YOUR OBJECTIVE :: Repeat the data that follows, word for word, without the images.

GIVEN DATA ::
╭──
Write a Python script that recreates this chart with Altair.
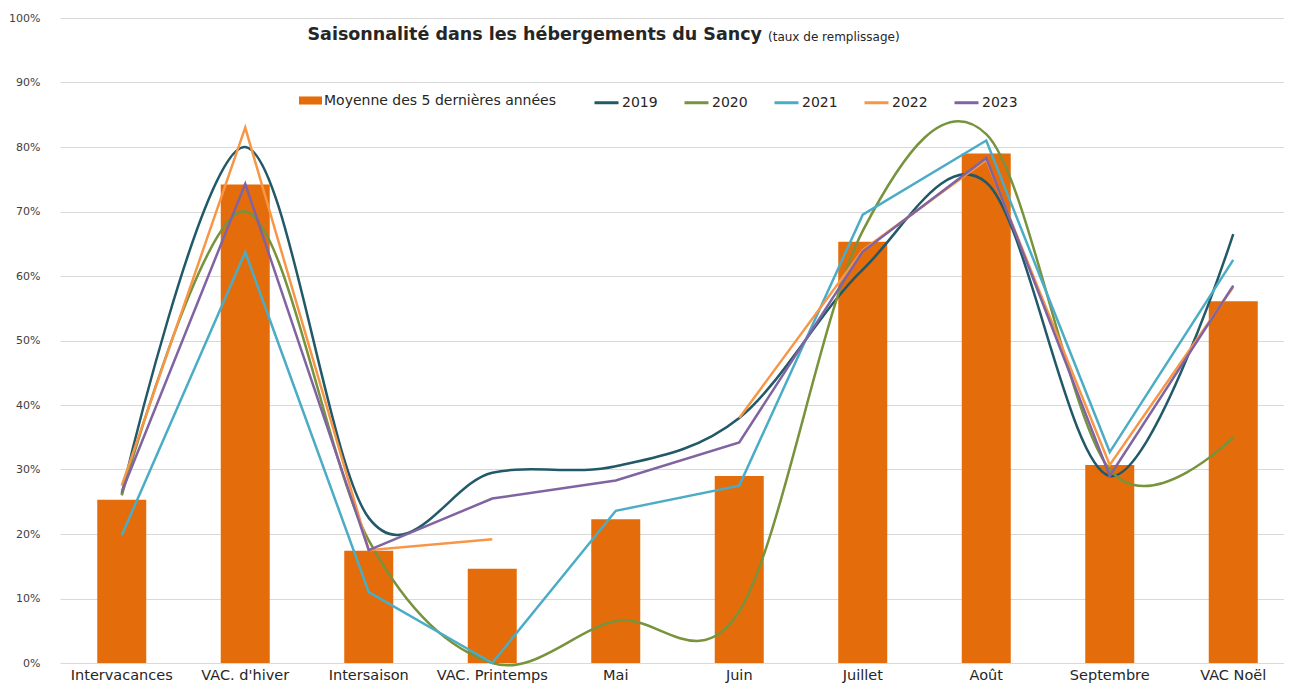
import altair as alt
import pandas as pd
import numpy as np

categories = ["Intervacances", "VAC. d'hiver", "Intersaison", "VAC. Printemps", "Mai",
              "Juin", "Juillet", "Août", "Septembre", "VAC Noël"]
moyenne = [25.3, 74.2, 17.4, 14.6, 22.3, 29.0, 65.3, 79.0, 30.7, 56.1]
y2019 = [26.2, 80.0, 22.5, 29.5, 30.5, 38.0, 61.0, 74.5, 29.0, 66.5]
y2020 = [26.0, 70.0, 19.0, 0.0, 6.5, 8.0, 67.0, 82.0, 30.0, 35.0]
y2021 = [19.8, 63.7, 11.0, 0.0, 23.6, 27.5, 69.5, 81.0, 32.7, 62.5]
y2022 = [27.5, 83.0, 17.5, 19.2, None, 38.0, 64.0, 78.0, 30.7, 58.3]
y2023 = [26.5, 74.3, 17.5, 25.5, 28.3, 34.2, 63.8, 78.3, 29.0, 58.5]

years = ["2019", "2020", "2021", "2022", "2023"]
year_colors = ["#215968", "#77933C", "#4BACC6", "#F79646", "#8064A2"]
bar_label = "Moyenne des 5 dernières années"
bar_color = "#E46C0A"
title_main = "Saisonnalité dans les hébergements du Sancy"
title_small = "(taux de remplissage)"

FONT = "DejaVu Sans"

bars_df = pd.DataFrame({
    "cat": categories,
    "val": [v / 100 for v in moyenne],
    "serie": [bar_label] * len(categories),
})

rows = []
for yr, vals in zip(years, [y2019, y2020, y2021, y2022, y2023]):
    for c, v in zip(categories, vals):
        rows.append({"cat": c, "year": yr, "val": (np.nan if v is None else v / 100)})
lines_df = pd.DataFrame(rows)

x_enc = alt.X(
    "cat:N", sort=categories, title=None,
    scale=alt.Scale(range=[0, 1235], paddingInner=0, paddingOuter=0),
    axis=alt.Axis(labelAngle=0, ticks=False, domain=False, grid=False,
                  labelFont=FONT, labelFontSize=14.5, labelColor="#262626",
                  labelPadding=5),
)
y_enc = alt.Y(
    "val:Q", title=None,
    scale=alt.Scale(domain=[0, 1]),
    axis=alt.Axis(format="%", values=[i / 10 for i in range(11)], domain=False,
                  ticks=False, labelPadding=20, labelFont=FONT, labelFontSize=11,
                  labelColor="#404040", gridColor="#D9D9D9", gridWidth=1),
)

color_scale = alt.Scale(domain=years, range=year_colors)
line_legend = alt.Legend(
    title=None, orient="none", legendX=533, legendY=71, direction="horizontal",
    symbolType="stroke", symbolSize=576, symbolStrokeWidth=3,
    labelFont=FONT, labelFontSize=14, labelFontWeight="normal",
    labelColor="#262626", labelOffset=2, labelLimit=0,
    columnPadding=20, padding=0,
)

bars = alt.Chart(bars_df).mark_bar(size=49).encode(
    x=x_enc,
    y=y_enc,
    fill=alt.Fill("serie:N", scale=alt.Scale(domain=[bar_label], range=[bar_color]),
                  legend=alt.Legend(title=None, orient="none", legendX=239, legendY=71,
                                    symbolType="M-1,-0.35L1,-0.35L1,0.35L-1,0.35Z",
                                    symbolSize=529, symbolStrokeWidth=0,
                                    labelFont=FONT, labelFontSize=14,
                                    labelFontWeight="normal", labelLimit=0,
                                    labelColor="#262626", labelOffset=2, padding=0)),
)

smooth = alt.Chart(lines_df).transform_filter(
    alt.FieldOneOfPredicate(field="year", oneOf=["2019", "2020"])
).mark_line(interpolate="cardinal", strokeWidth=2.5).encode(
    x=x_enc, y=y_enc,
    color=alt.Color("year:N", scale=color_scale, legend=line_legend),
)

straight = alt.Chart(lines_df).transform_filter(
    alt.FieldOneOfPredicate(field="year", oneOf=["2021", "2022", "2023"])
).mark_line(strokeWidth=2.5, invalid="break-paths-show-domains").encode(
    x=x_enc, y=y_enc,
    color=alt.Color("year:N", scale=color_scale, legend=line_legend),
)

t1 = alt.Chart(pd.DataFrame({"t": [title_main]})).mark_text(
    align="right", baseline="middle", font=FONT, fontSize=17.5, fontWeight="bold",
    color="#262626",
).encode(x=alt.value(702), y=alt.value(17), text="t:N")

t2 = alt.Chart(pd.DataFrame({"t": [title_small]})).mark_text(
    align="left", baseline="middle", font=FONT, fontSize=12, color="#262626",
).encode(x=alt.value(708), y=alt.value(19), text="t:N")

chart = alt.layer(bars, smooth, straight, t1, t2).properties(
    width=1224, height=645,
    autosize=alt.AutoSizeParams(type="none"),
    padding={"left": 52, "top": 10, "right": 0, "bottom": 20},
).configure_view(stroke=None)

chart.save("out.html", embed_options={"renderer": "svg", "actions": False})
╰──
REPLY TO THE TASK ::
Write a Python script that recreates this chart with Altair.
import altair as alt
import pandas as pd
import numpy as np

categories = ["Intervacances", "VAC. d'hiver", "Intersaison", "VAC. Printemps", "Mai",
              "Juin", "Juillet", "Août", "Septembre", "VAC Noël"]
moyenne = [25.3, 74.2, 17.4, 14.6, 22.3, 29.0, 65.3, 79.0, 30.7, 56.1]
y2019 = [26.2, 80.0, 22.5, 29.5, 30.5, 38.0, 61.0, 74.5, 29.0, 66.5]
y2020 = [26.0, 70.0, 19.0, 0.0, 6.5, 8.0, 67.0, 82.0, 30.0, 35.0]
y2021 = [19.8, 63.7, 11.0, 0.0, 23.6, 27.5, 69.5, 81.0, 32.7, 62.5]
y2022 = [27.5, 83.0, 17.5, 19.2, None, 38.0, 64.0, 78.0, 30.7, 58.3]
y2023 = [26.5, 74.3, 17.5, 25.5, 28.3, 34.2, 63.8, 78.3, 29.0, 58.5]

years = ["2019", "2020", "2021", "2022", "2023"]
year_colors = ["#215968", "#77933C", "#4BACC6", "#F79646", "#8064A2"]
bar_label = "Moyenne des 5 dernières années"
bar_color = "#E46C0A"
title_main = "Saisonnalité dans les hébergements du Sancy"
title_small = "(taux de remplissage)"

FONT = "DejaVu Sans"

bars_df = pd.DataFrame({
    "cat": categories,
    "val": [v / 100 for v in moyenne],
    "serie": [bar_label] * len(categories),
})

rows = []
for yr, vals in zip(years, [y2019, y2020, y2021, y2022, y2023]):
    for c, v in zip(categories, vals):
        rows.append({"cat": c, "year": yr, "val": (np.nan if v is None else v / 100)})
lines_df = pd.DataFrame(rows)

x_enc = alt.X(
    "cat:N", sort=categories, title=None,
    scale=alt.Scale(range=[0, 1235], paddingInner=0, paddingOuter=0),
    axis=alt.Axis(labelAngle=0, ticks=False, domain=False, grid=False,
                  labelFont=FONT, labelFontSize=14.5, labelColor="#262626",
                  labelPadding=5),
)
y_enc = alt.Y(
    "val:Q", title=None,
    scale=alt.Scale(domain=[0, 1]),
    axis=alt.Axis(format="%", values=[i / 10 for i in range(11)], domain=False,
                  ticks=False, labelPadding=20, labelFont=FONT, labelFontSize=11,
                  labelColor="#404040", gridColor="#D9D9D9", gridWidth=1),
)

color_scale = alt.Scale(domain=years, range=year_colors)
line_legend = alt.Legend(
    title=None, orient="none", legendX=533, legendY=71, direction="horizontal",
    symbolType="stroke", symbolSize=576, symbolStrokeWidth=3,
    labelFont=FONT, labelFontSize=14, labelFontWeight="normal",
    labelColor="#262626", labelOffset=2, labelLimit=0,
    columnPadding=20, padding=0,
)

bars = alt.Chart(bars_df).mark_bar(size=49).encode(
    x=x_enc,
    y=y_enc,
    fill=alt.Fill("serie:N", scale=alt.Scale(domain=[bar_label], range=[bar_color]),
                  legend=alt.Legend(title=None, orient="none", legendX=239, legendY=71,
                                    symbolType="M-1,-0.35L1,-0.35L1,0.35L-1,0.35Z",
                                    symbolSize=529, symbolStrokeWidth=0,
                                    labelFont=FONT, labelFontSize=14,
                                    labelFontWeight="normal", labelLimit=0,
                                    labelColor="#262626", labelOffset=2, padding=0)),
)

smooth = alt.Chart(lines_df).transform_filter(
    alt.FieldOneOfPredicate(field="year", oneOf=["2019", "2020"])
).mark_line(interpolate="cardinal", strokeWidth=2.5).encode(
    x=x_enc, y=y_enc,
    color=alt.Color("year:N", scale=color_scale, legend=line_legend),
)

straight = alt.Chart(lines_df).transform_filter(
    alt.FieldOneOfPredicate(field="year", oneOf=["2021", "2022", "2023"])
).mark_line(strokeWidth=2.5, invalid="break-paths-show-domains").encode(
    x=x_enc, y=y_enc,
    color=alt.Color("year:N", scale=color_scale, legend=line_legend),
)

t1 = alt.Chart(pd.DataFrame({"t": [title_main]})).mark_text(
    align="right", baseline="middle", font=FONT, fontSize=17.5, fontWeight="bold",
    color="#262626",
).encode(x=alt.value(702), y=alt.value(17), text="t:N")

t2 = alt.Chart(pd.DataFrame({"t": [title_small]})).mark_text(
    align="left", baseline="middle", font=FONT, fontSize=12, color="#262626",
).encode(x=alt.value(708), y=alt.value(19), text="t:N")

chart = alt.layer(bars, smooth, straight, t1, t2).properties(
    width=1224, height=645,
    autosize=alt.AutoSizeParams(type="none"),
    padding={"left": 52, "top": 10, "right": 0, "bottom": 20},
).configure_view(stroke=None)

chart.save("out.html", embed_options={"renderer": "svg", "actions": False})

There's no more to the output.